- Problem requirements: Using the material below, repeat exactly the lines from the one with "Write the D3.js code for this chart." through the one with "const yR = d3.scaleLinear().domain([0, 40]).range([B, T]);", ends included, without any images.

- Records:
=-=-=-=-=

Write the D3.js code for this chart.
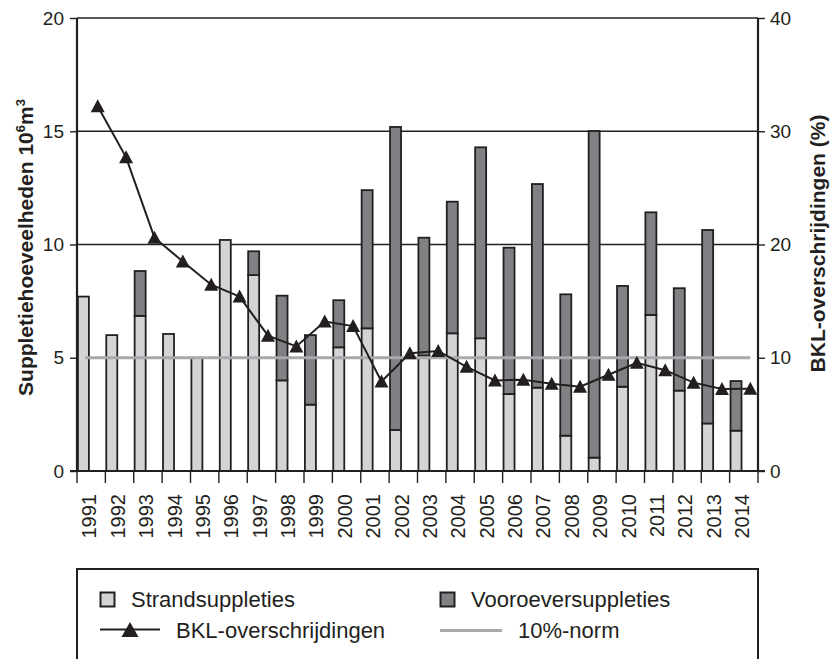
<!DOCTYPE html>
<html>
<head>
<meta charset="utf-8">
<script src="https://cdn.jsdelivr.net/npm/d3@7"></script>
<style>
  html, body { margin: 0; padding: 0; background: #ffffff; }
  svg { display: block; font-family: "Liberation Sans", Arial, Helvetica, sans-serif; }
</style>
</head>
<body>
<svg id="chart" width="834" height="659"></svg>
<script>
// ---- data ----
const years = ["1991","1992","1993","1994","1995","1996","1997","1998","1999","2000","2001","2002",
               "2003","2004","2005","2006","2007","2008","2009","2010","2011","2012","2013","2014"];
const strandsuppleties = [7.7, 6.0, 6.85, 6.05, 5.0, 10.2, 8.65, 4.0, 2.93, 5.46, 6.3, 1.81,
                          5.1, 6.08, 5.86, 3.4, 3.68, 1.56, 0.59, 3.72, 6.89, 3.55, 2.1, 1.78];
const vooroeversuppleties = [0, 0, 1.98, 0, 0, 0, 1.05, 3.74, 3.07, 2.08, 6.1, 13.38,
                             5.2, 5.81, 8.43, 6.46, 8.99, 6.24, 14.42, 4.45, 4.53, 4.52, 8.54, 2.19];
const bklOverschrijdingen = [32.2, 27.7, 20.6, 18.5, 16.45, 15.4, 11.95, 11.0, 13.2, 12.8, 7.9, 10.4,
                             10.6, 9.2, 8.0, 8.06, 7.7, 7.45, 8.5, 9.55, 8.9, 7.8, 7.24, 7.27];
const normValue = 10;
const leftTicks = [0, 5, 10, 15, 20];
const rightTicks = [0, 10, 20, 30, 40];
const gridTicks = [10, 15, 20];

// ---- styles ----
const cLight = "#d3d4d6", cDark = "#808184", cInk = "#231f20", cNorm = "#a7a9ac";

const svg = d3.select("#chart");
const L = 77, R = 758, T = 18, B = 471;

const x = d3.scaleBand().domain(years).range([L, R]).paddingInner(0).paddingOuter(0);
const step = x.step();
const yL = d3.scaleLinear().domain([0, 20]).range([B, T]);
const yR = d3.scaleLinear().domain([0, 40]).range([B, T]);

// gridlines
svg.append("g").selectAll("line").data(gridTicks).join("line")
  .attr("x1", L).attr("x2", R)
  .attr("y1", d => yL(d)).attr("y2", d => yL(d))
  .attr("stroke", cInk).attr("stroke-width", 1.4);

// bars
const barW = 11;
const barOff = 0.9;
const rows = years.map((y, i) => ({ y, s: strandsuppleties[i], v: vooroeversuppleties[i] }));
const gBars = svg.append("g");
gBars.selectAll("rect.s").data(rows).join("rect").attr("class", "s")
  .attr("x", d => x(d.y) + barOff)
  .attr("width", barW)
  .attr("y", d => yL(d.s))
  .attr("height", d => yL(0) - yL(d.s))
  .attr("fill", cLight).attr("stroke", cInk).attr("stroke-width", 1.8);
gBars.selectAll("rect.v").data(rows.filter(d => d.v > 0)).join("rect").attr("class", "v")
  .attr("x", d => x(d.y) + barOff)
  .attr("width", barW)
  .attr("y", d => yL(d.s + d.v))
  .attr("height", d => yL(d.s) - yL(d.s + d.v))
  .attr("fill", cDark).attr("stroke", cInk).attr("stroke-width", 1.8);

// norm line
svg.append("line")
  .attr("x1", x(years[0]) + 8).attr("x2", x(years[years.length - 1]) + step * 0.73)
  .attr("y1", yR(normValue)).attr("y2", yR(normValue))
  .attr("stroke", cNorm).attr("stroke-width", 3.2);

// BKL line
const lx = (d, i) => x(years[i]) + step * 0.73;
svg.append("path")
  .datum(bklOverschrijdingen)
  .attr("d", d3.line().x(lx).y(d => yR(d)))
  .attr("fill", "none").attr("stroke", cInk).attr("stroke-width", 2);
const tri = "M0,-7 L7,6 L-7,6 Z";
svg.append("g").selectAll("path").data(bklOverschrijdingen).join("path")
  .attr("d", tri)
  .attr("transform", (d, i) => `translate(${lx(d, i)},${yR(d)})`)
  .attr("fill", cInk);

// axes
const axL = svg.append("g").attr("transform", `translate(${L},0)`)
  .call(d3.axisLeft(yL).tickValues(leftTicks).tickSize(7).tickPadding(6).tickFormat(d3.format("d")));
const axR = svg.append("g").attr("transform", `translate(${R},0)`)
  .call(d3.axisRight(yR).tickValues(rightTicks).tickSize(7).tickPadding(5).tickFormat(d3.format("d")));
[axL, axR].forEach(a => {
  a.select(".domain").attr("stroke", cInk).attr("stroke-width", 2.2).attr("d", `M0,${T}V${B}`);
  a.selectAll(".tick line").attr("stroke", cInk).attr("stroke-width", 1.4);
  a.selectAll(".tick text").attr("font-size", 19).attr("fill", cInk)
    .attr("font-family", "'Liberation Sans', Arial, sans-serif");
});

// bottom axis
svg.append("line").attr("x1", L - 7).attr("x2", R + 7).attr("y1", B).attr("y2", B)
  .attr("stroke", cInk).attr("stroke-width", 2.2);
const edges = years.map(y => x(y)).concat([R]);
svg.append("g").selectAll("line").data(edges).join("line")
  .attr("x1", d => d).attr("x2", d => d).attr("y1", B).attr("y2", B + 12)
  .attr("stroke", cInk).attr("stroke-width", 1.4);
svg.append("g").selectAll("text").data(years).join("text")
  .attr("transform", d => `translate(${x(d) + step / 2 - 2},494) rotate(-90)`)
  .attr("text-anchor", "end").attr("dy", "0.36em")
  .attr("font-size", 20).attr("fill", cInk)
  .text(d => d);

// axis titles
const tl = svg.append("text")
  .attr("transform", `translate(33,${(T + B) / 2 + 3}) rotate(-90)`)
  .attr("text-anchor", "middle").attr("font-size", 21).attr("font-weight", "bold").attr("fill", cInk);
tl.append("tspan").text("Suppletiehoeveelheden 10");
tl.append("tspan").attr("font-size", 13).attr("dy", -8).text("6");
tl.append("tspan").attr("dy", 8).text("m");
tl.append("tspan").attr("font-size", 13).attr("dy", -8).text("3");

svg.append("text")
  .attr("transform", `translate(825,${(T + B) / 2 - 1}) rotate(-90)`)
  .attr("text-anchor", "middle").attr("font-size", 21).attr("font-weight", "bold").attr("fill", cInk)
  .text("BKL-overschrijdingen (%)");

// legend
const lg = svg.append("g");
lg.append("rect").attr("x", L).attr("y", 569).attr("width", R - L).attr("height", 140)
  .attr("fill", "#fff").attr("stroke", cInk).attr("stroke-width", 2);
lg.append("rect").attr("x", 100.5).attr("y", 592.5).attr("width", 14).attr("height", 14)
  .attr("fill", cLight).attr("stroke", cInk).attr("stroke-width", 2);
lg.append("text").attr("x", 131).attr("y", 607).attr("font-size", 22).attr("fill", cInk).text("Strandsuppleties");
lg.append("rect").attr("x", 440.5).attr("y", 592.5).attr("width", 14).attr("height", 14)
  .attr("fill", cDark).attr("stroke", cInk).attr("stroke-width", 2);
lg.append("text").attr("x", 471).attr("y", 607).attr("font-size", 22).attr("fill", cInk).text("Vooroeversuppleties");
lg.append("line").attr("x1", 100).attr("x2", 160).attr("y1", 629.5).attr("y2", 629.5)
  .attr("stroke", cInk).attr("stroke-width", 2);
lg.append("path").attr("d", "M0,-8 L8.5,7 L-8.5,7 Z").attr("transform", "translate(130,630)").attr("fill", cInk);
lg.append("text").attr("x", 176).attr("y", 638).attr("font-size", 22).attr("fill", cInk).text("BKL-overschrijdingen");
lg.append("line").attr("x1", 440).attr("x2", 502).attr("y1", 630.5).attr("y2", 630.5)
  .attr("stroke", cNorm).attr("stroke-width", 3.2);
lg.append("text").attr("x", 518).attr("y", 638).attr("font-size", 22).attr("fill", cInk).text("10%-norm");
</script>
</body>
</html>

=-=-=-=-=

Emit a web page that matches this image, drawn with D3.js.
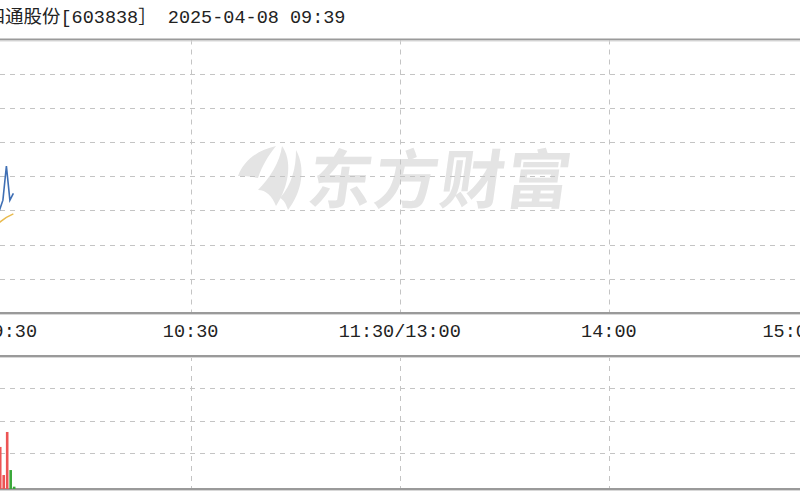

=-=-=-=-=

- Expected answer:
Write the D3.js code for this chart.
<!DOCTYPE html>
<html>
<head>
<meta charset="utf-8">
<script src="https://cdn.jsdelivr.net/npm/d3@7"></script>
<style>
  html, body { margin: 0; padding: 0; background: #ffffff; }
  svg { display: block; font-family: "Liberation Sans", Arial, Helvetica, sans-serif; }
</style>
</head>
<body>
<svg id="chart" width="834" height="659"></svg>
<script>
// ---- data ----
const years = ["1991","1992","1993","1994","1995","1996","1997","1998","1999","2000","2001","2002",
               "2003","2004","2005","2006","2007","2008","2009","2010","2011","2012","2013","2014"];
const strandsuppleties = [7.7, 6.0, 6.85, 6.05, 5.0, 10.2, 8.65, 4.0, 2.93, 5.46, 6.3, 1.81,
                          5.1, 6.08, 5.86, 3.4, 3.68, 1.56, 0.59, 3.72, 6.89, 3.55, 2.1, 1.78];
const vooroeversuppleties = [0, 0, 1.98, 0, 0, 0, 1.05, 3.74, 3.07, 2.08, 6.1, 13.38,
                             5.2, 5.81, 8.43, 6.46, 8.99, 6.24, 14.42, 4.45, 4.53, 4.52, 8.54, 2.19];
const bklOverschrijdingen = [32.2, 27.7, 20.6, 18.5, 16.45, 15.4, 11.95, 11.0, 13.2, 12.8, 7.9, 10.4,
                             10.6, 9.2, 8.0, 8.06, 7.7, 7.45, 8.5, 9.55, 8.9, 7.8, 7.24, 7.27];
const normValue = 10;
const leftTicks = [0, 5, 10, 15, 20];
const rightTicks = [0, 10, 20, 30, 40];
const gridTicks = [10, 15, 20];

// ---- styles ----
const cLight = "#d3d4d6", cDark = "#808184", cInk = "#231f20", cNorm = "#a7a9ac";

const svg = d3.select("#chart");
const L = 77, R = 758, T = 18, B = 471;

const x = d3.scaleBand().domain(years).range([L, R]).paddingInner(0).paddingOuter(0);
const step = x.step();
const yL = d3.scaleLinear().domain([0, 20]).range([B, T]);
const yR = d3.scaleLinear().domain([0, 40]).range([B, T]);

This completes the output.